# Good male hairdressers around greens/tecom



## craignewcastle (Aug 9, 2011)

Anyone have any good hairdressers who listen to what you want??


----------



## Guest (Jan 7, 2012)

craignewcastle said:


> Anyone have any good hairdressers who listen to what you want??


Juan at Juan's Hair Salon in JLT. I found him to be very good. Not right in the greens or tecom, but reasonably close


----------



## AB-Fit (Oct 10, 2011)

There is an english girl on this forum that is gonna do mine this week for a decent price.. can go to hers or she comes to you!


----------



## wandabug (Apr 22, 2010)

My better half goes to Katya at Version-Francaise near Marina Heights in The Marina. He is extremely fussy about his hair.


----------



## craignewcastle (Aug 9, 2011)

AB-Fit said:


> There is an english girl on this forum that is gonna do mine this week for a decent price.. can go to hers or she comes to you!


Let me know Alan what she's like and I might give her a shout


----------



## craignewcastle (Aug 9, 2011)

Thanks ppl!! Plenty to choose from now


----------



## petrolhead (Jun 27, 2011)

My 27 year old son who is also major fussy, rates the barbers opposite Byblos Hotel in Tecom


----------



## AB-Fit (Oct 10, 2011)

craignewcastle said:


> Let me know Alan what she's like and I might give her a shout


Will do, wednesday morning we'll soon find out!!


----------



## Gavtek (Aug 23, 2009)

AB-Fit said:


> There is an english girl on this forum that is gonna do mine this week for a decent price.. can go to hers or she comes to you!


Sounds promosing! I'm well fed up of Mahmoud (it's always Mahmoud...) choking me with cologne and rubbing his crotch against my ear and giving me a haircut that makes me look like Kryten off Red Dwarf.


----------



## basc (May 18, 2011)

Gavtek said:


> Sounds promosing! I'm well fed up of Mahmoud (it's always Mahmoud...) choking me with cologne and rubbing his crotch against my ear and giving me a haircut that makes me look like Kryten off Red Dwarf.


My only barber experience in Dubai was with "Mahmoud" and I went straight out and bought a clippers to shave my head myself from then on.


----------



## craignewcastle (Aug 9, 2011)

petrolhead said:


> My 27 year old son who is also major fussy, rates the barbers opposite Byblos Hotel in Tecom


U wouldn't be able to find out what it's called could you? Thanks


----------



## petrolhead (Jun 27, 2011)

craignewcastle said:


> U wouldn't be able to find out what it's called could you? Thanks


No problem Craig. Will call him today as he's working in Al Ain but not sure if he will remember the name tbh. Is a small shop with about 3 I think Syrian guys working there. If you know the Byblos hotel it's directly opposite but will revert back as soon as I've heard from him.


----------



## petrolhead (Jun 27, 2011)

Also if it helps, he never makes an appointment - usually just walk in but if there's 20 min/half hour wait he nips across to the Crown and Lion for a drink to kill the time


----------



## Gavtek (Aug 23, 2009)

Avoid Square Cut next to the Geant in TECOM, utterly dreadful. Looked like I had lost a fight with Edward Scissorhands.


----------



## TheStegg (Jan 12, 2011)

I live in the Greens, and the place I go is about 5 minutes drive in Knowledge Village. It's called "Falcon Gent's Saloon." It's around the corner from the Holiday Inn Express in KV, and right next to a mosque and the Aswaq supermarket. 

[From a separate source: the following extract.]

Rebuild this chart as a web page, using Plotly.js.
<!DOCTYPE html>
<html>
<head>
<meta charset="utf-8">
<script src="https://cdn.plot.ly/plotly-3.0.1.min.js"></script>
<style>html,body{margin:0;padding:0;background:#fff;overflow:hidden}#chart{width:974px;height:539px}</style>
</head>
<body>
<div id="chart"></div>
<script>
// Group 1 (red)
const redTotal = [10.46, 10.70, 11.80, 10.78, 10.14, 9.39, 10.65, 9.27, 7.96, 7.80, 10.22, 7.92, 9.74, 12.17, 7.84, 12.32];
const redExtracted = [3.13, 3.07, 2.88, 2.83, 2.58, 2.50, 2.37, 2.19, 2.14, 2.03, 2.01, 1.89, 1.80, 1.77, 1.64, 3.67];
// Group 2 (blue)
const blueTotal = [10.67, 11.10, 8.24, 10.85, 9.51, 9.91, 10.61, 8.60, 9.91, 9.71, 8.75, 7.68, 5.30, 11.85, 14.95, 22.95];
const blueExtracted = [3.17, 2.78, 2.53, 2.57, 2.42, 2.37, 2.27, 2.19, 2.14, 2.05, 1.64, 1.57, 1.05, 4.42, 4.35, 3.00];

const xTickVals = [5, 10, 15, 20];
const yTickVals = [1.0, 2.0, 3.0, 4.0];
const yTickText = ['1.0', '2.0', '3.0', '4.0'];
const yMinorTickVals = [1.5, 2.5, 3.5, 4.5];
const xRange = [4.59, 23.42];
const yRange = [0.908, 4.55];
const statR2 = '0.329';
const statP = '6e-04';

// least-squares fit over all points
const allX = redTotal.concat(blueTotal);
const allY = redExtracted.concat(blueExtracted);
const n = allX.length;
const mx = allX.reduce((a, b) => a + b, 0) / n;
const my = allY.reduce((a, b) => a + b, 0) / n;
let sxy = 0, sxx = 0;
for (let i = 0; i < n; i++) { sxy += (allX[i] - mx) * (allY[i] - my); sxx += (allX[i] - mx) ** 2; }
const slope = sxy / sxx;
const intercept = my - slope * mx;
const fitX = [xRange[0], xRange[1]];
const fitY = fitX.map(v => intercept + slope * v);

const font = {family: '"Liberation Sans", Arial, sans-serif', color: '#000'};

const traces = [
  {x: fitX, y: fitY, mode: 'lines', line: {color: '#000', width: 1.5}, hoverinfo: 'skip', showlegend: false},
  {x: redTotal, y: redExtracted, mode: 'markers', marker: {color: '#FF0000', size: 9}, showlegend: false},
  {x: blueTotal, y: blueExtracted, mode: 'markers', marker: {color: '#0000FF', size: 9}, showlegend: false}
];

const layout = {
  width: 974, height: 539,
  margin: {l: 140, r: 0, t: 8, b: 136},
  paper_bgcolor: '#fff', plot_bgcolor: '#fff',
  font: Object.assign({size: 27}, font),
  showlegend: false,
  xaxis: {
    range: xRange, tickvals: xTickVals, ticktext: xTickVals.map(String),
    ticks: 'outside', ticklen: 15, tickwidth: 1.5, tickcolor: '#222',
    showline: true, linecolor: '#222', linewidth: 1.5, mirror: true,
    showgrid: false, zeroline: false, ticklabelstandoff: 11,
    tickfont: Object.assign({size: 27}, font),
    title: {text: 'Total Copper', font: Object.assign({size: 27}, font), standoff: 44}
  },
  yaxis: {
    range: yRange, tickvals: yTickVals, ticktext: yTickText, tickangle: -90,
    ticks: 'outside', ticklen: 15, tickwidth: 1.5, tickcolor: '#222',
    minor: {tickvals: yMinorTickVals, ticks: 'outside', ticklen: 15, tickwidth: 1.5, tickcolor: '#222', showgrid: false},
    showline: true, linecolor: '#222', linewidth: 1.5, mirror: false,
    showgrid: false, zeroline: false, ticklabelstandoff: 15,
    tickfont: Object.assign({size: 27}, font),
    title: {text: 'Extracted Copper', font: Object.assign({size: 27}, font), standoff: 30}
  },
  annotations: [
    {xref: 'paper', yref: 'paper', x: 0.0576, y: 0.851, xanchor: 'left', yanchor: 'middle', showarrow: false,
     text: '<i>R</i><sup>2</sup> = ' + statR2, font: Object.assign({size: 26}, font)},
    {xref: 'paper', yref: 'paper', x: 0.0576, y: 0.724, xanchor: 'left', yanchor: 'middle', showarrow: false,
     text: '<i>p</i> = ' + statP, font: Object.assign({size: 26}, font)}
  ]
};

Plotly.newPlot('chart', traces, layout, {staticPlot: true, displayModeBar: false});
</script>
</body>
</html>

I've been going there once every 3 weeks for over 8 months now. A lot of other guys from my company use them, too, since our regional HQ is in the orange-striped building next door. 

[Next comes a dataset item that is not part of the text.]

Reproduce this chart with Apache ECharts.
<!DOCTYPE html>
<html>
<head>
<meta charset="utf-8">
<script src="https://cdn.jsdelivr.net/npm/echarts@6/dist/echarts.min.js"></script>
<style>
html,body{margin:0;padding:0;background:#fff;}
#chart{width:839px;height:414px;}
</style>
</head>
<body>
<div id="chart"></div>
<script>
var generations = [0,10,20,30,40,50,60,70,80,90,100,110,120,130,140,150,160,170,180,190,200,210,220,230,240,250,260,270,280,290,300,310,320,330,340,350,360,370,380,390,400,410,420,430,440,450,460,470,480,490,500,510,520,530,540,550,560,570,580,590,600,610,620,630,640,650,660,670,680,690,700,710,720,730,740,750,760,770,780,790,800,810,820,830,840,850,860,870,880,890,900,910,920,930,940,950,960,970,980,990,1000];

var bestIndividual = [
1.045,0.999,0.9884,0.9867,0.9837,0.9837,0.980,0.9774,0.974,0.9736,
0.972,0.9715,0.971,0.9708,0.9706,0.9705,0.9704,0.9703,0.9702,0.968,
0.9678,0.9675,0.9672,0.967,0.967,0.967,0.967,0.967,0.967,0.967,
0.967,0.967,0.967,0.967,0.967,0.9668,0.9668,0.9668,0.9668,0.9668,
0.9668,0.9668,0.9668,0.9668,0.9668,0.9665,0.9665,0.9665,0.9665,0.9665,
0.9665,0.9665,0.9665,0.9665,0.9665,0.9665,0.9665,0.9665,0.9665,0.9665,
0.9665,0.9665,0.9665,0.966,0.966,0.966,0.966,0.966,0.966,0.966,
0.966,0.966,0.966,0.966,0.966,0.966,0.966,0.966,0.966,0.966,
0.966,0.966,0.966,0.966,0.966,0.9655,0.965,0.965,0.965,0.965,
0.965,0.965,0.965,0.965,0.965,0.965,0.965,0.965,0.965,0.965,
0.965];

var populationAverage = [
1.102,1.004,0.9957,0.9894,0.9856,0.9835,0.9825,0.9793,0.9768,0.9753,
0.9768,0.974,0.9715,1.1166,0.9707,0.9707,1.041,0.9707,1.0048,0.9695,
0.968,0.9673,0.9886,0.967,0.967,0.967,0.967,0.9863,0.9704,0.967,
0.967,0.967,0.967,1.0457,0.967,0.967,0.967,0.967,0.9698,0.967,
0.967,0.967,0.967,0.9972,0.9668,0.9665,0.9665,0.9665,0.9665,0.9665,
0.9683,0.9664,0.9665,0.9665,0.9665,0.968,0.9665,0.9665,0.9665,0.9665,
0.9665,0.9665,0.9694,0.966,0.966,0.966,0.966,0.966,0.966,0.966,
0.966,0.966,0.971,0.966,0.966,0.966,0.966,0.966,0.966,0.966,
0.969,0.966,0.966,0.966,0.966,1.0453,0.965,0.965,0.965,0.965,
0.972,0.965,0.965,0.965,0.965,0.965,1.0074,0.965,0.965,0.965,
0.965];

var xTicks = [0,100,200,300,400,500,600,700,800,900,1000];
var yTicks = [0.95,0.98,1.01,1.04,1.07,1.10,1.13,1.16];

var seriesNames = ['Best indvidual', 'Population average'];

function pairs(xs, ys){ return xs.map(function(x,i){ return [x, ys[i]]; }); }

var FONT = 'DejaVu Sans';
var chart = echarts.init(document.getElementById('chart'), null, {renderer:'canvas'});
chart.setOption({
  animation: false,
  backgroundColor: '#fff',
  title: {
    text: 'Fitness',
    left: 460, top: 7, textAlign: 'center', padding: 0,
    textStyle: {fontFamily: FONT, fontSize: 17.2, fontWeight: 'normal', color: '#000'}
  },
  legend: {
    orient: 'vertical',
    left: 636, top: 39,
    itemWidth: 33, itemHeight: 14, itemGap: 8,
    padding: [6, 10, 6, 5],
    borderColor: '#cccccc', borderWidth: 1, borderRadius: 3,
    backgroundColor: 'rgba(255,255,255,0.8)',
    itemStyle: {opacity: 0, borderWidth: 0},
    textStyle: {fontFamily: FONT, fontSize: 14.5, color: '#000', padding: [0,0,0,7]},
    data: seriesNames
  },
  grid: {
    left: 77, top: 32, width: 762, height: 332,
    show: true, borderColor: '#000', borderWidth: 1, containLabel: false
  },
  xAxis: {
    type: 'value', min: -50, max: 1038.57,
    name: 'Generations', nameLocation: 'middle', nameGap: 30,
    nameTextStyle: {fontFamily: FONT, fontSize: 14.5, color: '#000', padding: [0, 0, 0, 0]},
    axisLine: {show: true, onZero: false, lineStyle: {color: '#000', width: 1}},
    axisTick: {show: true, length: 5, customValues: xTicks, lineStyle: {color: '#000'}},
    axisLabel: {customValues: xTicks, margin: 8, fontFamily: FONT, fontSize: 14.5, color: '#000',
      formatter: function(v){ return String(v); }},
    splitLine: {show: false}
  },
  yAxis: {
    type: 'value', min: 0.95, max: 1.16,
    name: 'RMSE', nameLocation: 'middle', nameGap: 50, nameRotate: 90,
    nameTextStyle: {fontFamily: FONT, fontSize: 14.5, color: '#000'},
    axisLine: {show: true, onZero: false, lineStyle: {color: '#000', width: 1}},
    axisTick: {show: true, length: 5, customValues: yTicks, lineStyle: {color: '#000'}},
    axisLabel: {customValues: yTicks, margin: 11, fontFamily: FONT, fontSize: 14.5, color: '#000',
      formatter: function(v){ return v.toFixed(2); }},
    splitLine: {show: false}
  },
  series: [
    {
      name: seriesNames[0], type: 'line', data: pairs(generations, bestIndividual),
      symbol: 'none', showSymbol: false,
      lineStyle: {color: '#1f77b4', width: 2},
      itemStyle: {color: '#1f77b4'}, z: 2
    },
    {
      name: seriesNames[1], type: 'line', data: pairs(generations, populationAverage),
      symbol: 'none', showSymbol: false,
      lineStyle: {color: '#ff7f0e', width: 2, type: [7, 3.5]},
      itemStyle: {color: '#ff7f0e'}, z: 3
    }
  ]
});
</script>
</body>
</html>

They do a very good job, and a basic men's haircut is only 25 AED. Not just good "for the money," but very good overall. I went to some much more expensive men's salons when I first got to Dubai (1847 in Grosvenor house for example), and these guys do as good or better. They're more like an old school barber shop then a "salon." They are very thorough, pay great attention to detail, and even give you a head massage at the end. They are all Indian, but speak OK English. I've never had any problems understanding them or being understood. 

If you go, my guy is in the last booth on the left.


----------



## craignewcastle (Aug 9, 2011)

Well gonna give this one near the Byblos a shot today/tomorrow! See how it turns out haha! Scalped more like


----------



## petrolhead (Jun 27, 2011)

Sorry I didn't get back to you Craig, my son couldn't remember the name but daresay you've found it now - let us know how it went


----------



## craignewcastle (Aug 9, 2011)

Went well...! Suprised but it's shorter than I would of wanted however can't complain 50 dirham!


----------



## craignewcastle (Aug 9, 2011)

Thanks very much


----------



## petrolhead (Jun 27, 2011)

You're welcome. So I can live for another day then ;-)


----------